Removed from accident of loss (F417A, J424)

Removed from Accident of Loss
By Accident of Gain
Befalling not my simple Days –
Myself had just to earn –

Of Riches – as unconscious
As is the Brown Malay
Of Pearls in Eastern Waters –
Marked His – What Holiday

Would stir his slow conception –
Had he the power to dream
That but the Dower’s fraction –
Awaited even – Him –

Link to EDA manuscript. Originally in Packet X, Mixed Fascicles, ca. 1858-1862. Fascicle 14. First published in Unpublished Poems (1935), 73. Courtesy of Houghton Library, Harvard University, Cambridge, Mass.

One of the governing structures of the relation with Sue and with her literary avatar is triangulation, based on several biographical triangles: Dickinson-Sue-Austin, Dickinson-Sue-Samuel Bowles, and perhaps Dickinson-Kate Anthon-Sue. Anthon was a young widow and school friend of Sue’s whom Emily met in 1860 at Sue’s house and about whom she developed warm and even passionate feelings.

We have seen this triangulation before in “The Malay – took the Pearl” (F451A, J425), discussed in an earlier post on White. Farr places that poem and “Removed from Accident of Loss” in what she calls “the pearl sequence” and links it to Dickinson’s network of imagery of

riches/poverty, intelligence/dullness, and the eastern sea – her complex conceit embracing passion, imagination, and eternal life.

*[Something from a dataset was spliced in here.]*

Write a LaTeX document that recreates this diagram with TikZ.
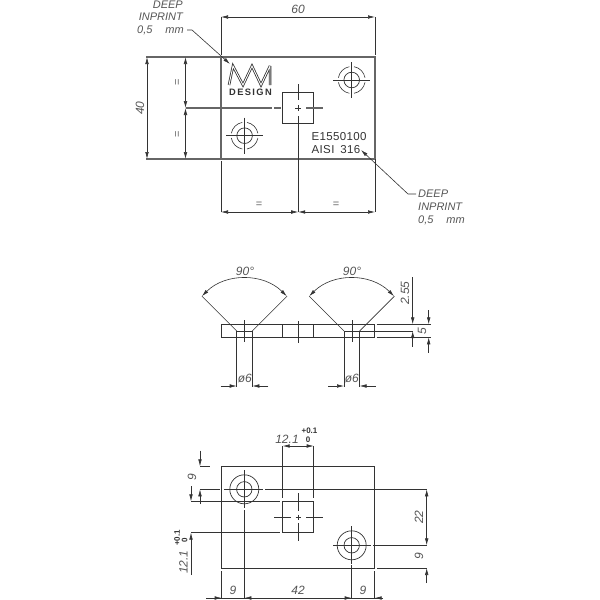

Although Farr paraphrases the poem as a scenario much like “The Malay took the Pearl,” with Austin as the masculine “dark” force “unconscious” of his wealth and acting as the rival of the “simple” speaker for the affections of Sue/the pearl, the poem seems determined not to give up a meaning readily. Is the speaker relieved to be “removed” from the loss? Or does the emphasis fall on the repeated word, “accident,” which suggests the beloved object’s unpredictability? Some economy of loss and gain, accident and earnings, riches and holiday from work, dreams and dowers mark the speaker’s response to what she cannot have.

Sources:

Farr, Judith. The Passion of Emily Dickinson. Harvard University Press, 2004, 150-51.